Hindu celestial abode

Position of the Garbhodaka Ocean

In Hindu cosmology, the Karanodaka (IAST: ) or the Garbhodaka (IAST: ), also referred to as the Causal Ocean, is the origin of material creation. It is the place in the spiritual sky where Mahavishnu lies down and creates the material world. The Causal Ocean is the border between the spiritual and material worlds.

== Literature ==
The Bhagavata Purana offers the following details regarding the Causal Ocean:

Lord Maha-Vishnu is the source of thousands of avataras in His thousands and thousands of subjective portions. He is the creator of countless individual souls. He is also known by the name of Narayana, meaning the shelter of all the individual jiva souls. From Him springs forth the vast expanse of water known as the spiritual Causal Ocean wherein the material creation takes place. Maha-Vishnu then reclines in the waters of the Causal Ocean in a state of divine sleep, called yoga-nidra. Thus, it is said that the universal creation is but the dream of Maha-Vishnu.
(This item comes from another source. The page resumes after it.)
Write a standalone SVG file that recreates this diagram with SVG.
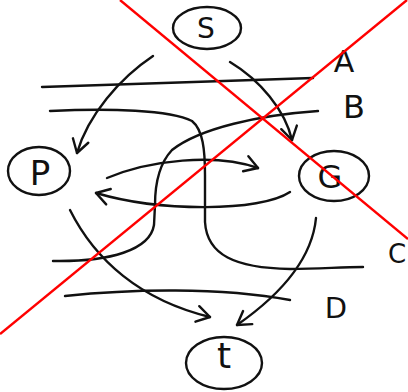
<svg xmlns="http://www.w3.org/2000/svg" width="408" height="392" viewBox="0 0 408 392">
<defs>
<style>
.ln{fill:none;stroke:#111;stroke-width:2.4;stroke-linecap:round;stroke-linejoin:round}
.nd{fill:#fff;stroke:#111;stroke-width:2.4}
.tx{font-family:"DejaVu Sans","Liberation Sans",sans-serif;fill:#111;text-anchor:middle}
.red{stroke:#f00;stroke-width:2.4;fill:none}
</style>
<marker id="ah" markerUnits="userSpaceOnUse" markerWidth="24" markerHeight="24" viewBox="-16 -12 24 24" refX="0" refY="0" orient="auto">
<path d="M-13,-8 L0,0 L-13,8" fill="none" stroke="#111" stroke-width="2.4" stroke-linecap="round" stroke-linejoin="round"/>
</marker>
</defs>
<rect width="408" height="392" fill="#fff"/>
<g id="cuts">
<path class="ln" d="M42,87 C120,85 240,80 313,78"/>
<path class="ln" d="M50,111 C110,108 170,110 192,121 C203,130 205,150 205,175 L205,222 C207,255 235,268 290,269 C320,269 340,267 363,267"/>
<path class="ln" d="M318,111 C260,115 200,128 172,150 C158,165 155,185 155,205 L154,225 C150,250 110,262 53,261"/>
<path class="ln" d="M65,296 C130,289 220,287 290,300"/>
</g>
<g id="connectors">
<path class="ln" d="M153,56 C120,78 88,115 77,153" marker-end="url(#ah)"/>
<path class="ln" d="M230,62 C260,80 285,110 292,140" marker-end="url(#ah)"/>
<path class="ln" d="M107,178 C150,160 215,153 258,168" marker-end="url(#ah)"/>
<path class="ln" d="M290,192 C260,212 160,212 96,193" marker-end="url(#ah)"/>
<path class="ln" d="M70,210 C95,260 140,300 210,317" marker-end="url(#ah)"/>
<path class="ln" d="M316,218 C312,260 280,295 237,325" marker-end="url(#ah)"/>
</g>
<g id="node-S">
<ellipse class="nd" cx="207" cy="28" rx="34" ry="21"/>
<text class="tx" x="206" y="38" font-size="28">S</text>
</g>
<g id="node-P">
<ellipse class="nd" cx="39" cy="171" rx="31" ry="24"/>
<text class="tx" x="40" y="185" font-size="34">P</text>
</g>
<g id="node-G">
<ellipse class="nd" cx="334" cy="176" rx="35" ry="25"/>
<text class="tx" x="330" y="188" font-size="32">G</text>
</g>
<g id="node-t">
<ellipse class="nd" cx="224" cy="363" rx="38" ry="26"/>
<text class="tx" x="224" y="368" font-size="36">t</text>
</g>
<g id="labels">
<text class="tx" x="344" y="72" font-size="30">A</text>
<text class="tx" x="354" y="118" font-size="32">B</text>
<text class="tx" x="397" y="263" font-size="26">C</text>
<text class="tx" x="336" y="318" font-size="29">D</text>
</g>
<g id="cross">
<line class="red" x1="120" y1="0" x2="408" y2="239"/>
<line class="red" x1="0" y1="334" x2="407" y2="0"/>
</g>
</svg>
The above text also talks about this ocean with regards to the hiranyagarbha, the golden cosmic egg of creation:

When this Virāṭ Puruṣa (Brahmā), bursting open the Cosmic Egg, came out and stood apart from the Brah'māṇḍa, he pondered over a place for himself. He himself being pure, created pure water (called garbhodaka).
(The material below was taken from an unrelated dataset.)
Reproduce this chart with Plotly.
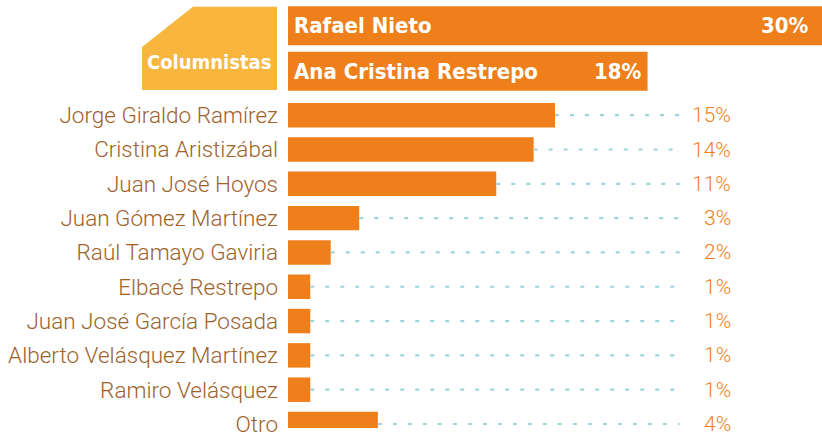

On those waters created by Him, he lay for a period of a thousand years. Waters were created by the Man (nara) [and hence came to be called nārā] He is called Nārāyaṇa (as nārā or waters were his ayana ‘place of abode’).
— Chapter 10

Mahavishnu is described to lie down in the Causal Ocean. The water of the Causal Ocean is also referred to as the Karana Ocean, and is regarded as wholly spiritual since it originated from the body of Mahavishnu. The sacred Ganga is mentioned to have its source from this ocean, stated as the reason for its purifying effect. Balarama is described to expand into the great serpent known as Shesha. He is stated to repose on the Causal Ocean. He serves as the bed upon whom Vishnu reclines. The serpent is also stated to serve as the deity's paraphernalia, including such items as the umbrella, slippers, bedding, pillow, garments, resting chair, residence, the sacred gayatri thread, as well as his throne. During the time of creation, after Vishnu is described to have been sleeping for a while, the first emanations from the breathing of this deity are the personifications of the Vedas, who awake him from his slumber.
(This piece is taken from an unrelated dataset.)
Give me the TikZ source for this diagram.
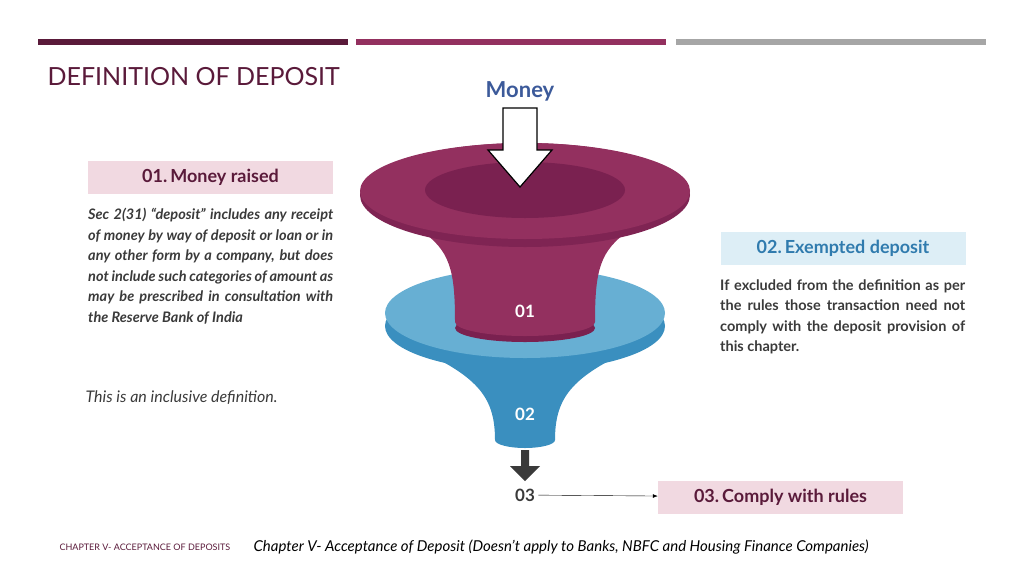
\documentclass[tikz,border=0pt]{standalone}
\usepackage{fontspec}
\setmainfont{Lato}
\usetikzlibrary{positioning,arrows.meta}
\definecolor{plum}{HTML}{5A1A3A}
\definecolor{berry}{HTML}{93305F}
\definecolor{berrydark}{HTML}{7A2150}
\definecolor{skyring}{HTML}{67AFD3}
\definecolor{skydark}{HTML}{3A8FBF}
\definecolor{moneyblue}{HTML}{3C5A9A}
\definecolor{pinkbox}{HTML}{F1D9E1}
\definecolor{bluebox}{HTML}{DDEEF6}
\definecolor{bodytext}{HTML}{3A3A3A}
\tikzset{
  labelbox/.style={minimum width=245pt, minimum height=33pt, inner sep=0pt,
    font=\fontsize{18}{20}\selectfont\bfseries},
  para/.style={text width=245pt, align=justify, inner sep=0pt, anchor=north west,
    text=bodytext, font=\fontsize{14.5}{20.5}\selectfont\bfseries},
  num/.style={text=white, font=\fontsize{17}{19}\selectfont\bfseries}
}
\begin{document}
\begin{tikzpicture}[x=1pt,y=-1pt]
  \useasboundingbox (0,0) rectangle (1024,576);
  % top bars
  \fill[plum] (38,39) rectangle (348,45);
  \fill[berry] (356,39) rectangle (666,45);
  \fill[gray!70] (676,39) rectangle (986,45);
  \node[anchor=west, text=plum, font=\fontsize{25}{28}\selectfont] (title) at (44,77) {DEFINITION OF DEPOSIT};
  \node[text=moneyblue, font=\fontsize{22}{24}\selectfont\bfseries] (money) at (520,91) {Money};

  % lower blue funnel
  \fill[skydark] (430,355) .. controls (480,380) and (495,400) .. (495,440)
     arc[start angle=180, end angle=0, x radius=30, y radius=8]
     .. controls (555,400) and (570,380) .. (620,355) -- cycle;
  % blue ring
  \fill[skydark] (525,326) ellipse[x radius=140, y radius=45];
  \fill[skyring] (525,313) ellipse[x radius=140, y radius=45];
  % magenta neck
  \fill[berrydark] (525,328) ellipse[x radius=70, y radius=14];
  \fill[berry] (420,230) .. controls (450,250) and (455,270) .. (455,322)
     arc[start angle=180, end angle=0, x radius=70, y radius=14]
     .. controls (595,270) and (600,250) .. (630,230) -- cycle;
  \fill[berrydark!80!berry] (525,195) ellipse[x radius=165, y radius=52];
  \fill[berry] (525,191) ellipse[x radius=165, y radius=48];
  \fill[berrydark] (525,190) ellipse[x radius=100, y radius=28];
  % white arrow
  \draw[fill=white, line width=1.2pt] (503,108) -- (537,108) -- (537,150) -- (552,150)
     -- (520,187) -- (488,150) -- (503,150) -- cycle;

  \node[num] (n01) at (525,311) {01};
  \node[num] (n02) at (525,414) {02};
  \fill[bodytext] (521,450) rectangle (529,466) (510,466) -- (540,466) -- (525,481) -- cycle;
  \node[text=bodytext, font=\fontsize{17}{19}\selectfont\bfseries] (n03) at (525,495) {03};

  % boxes
  \node[labelbox, fill=pinkbox, text=plum] (raised) at (210.5,177) {01.\,Money raised};
  \node[labelbox, fill=bluebox, text=moneyblue!80!cyan] (exempt) at (843,248) {02.\,Exempted deposit};
  \node[labelbox, fill=pinkbox, text=plum] (comply) at (780.5,497) {03.\,Comply with rules};
  \draw[-{Latex[length=5pt]}] (n03) -- (comply);

  \node[para, font=\fontsize{14.5}{20.5}\selectfont\bfseries\itshape] (sec) at (88,208)
    {Sec 2(31) “deposit” includes any receipt of money by way of deposit or loan or in any other form by a company, but does not include such categories of amount as may be prescribed in consultation with the Reserve Bank of India};
  \node[anchor=west, text=bodytext, font=\fontsize{16}{18}\selectfont\itshape] (incl) at (82,398) {This is an inclusive definition.};
  \node[para] (excl) at (720,279)
    {If excluded from the definition as per the rules those transaction need not comply with the deposit provision of this chapter.};

  % footer
  \node[anchor=west, text=plum, font=\fontsize{9}{11}\selectfont] (foot) at (56,547) {CHAPTER V- ACCEPTANCE OF DEPOSITS};
  \node[anchor=west, text=black, font=\fontsize{15}{18}\selectfont\itshape] (chap) at (250,547)
    {Chapter V- Acceptance of Deposit (Doesn’t apply to Banks, NBFC and Housing Finance Companies)};
\end{tikzpicture}
\end{document}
The Dashavatara Stotram mentions the Garbhodaka ocean:

vasati dasana-sikhare dharani tava lagna
sasini kalanka-kaleva nimagna
kesava dhrta-sukara-rupa jaya jagadisa hare

O Kesava! O Lord of the universe! O Lord Hari, who have assumed the form of a boar! All glories to You! The earth, which had become merged in the Garbhodaka Ocean at the bottom of the universe, sits fixed upon the tip of Your tusk like a spot upon the moon.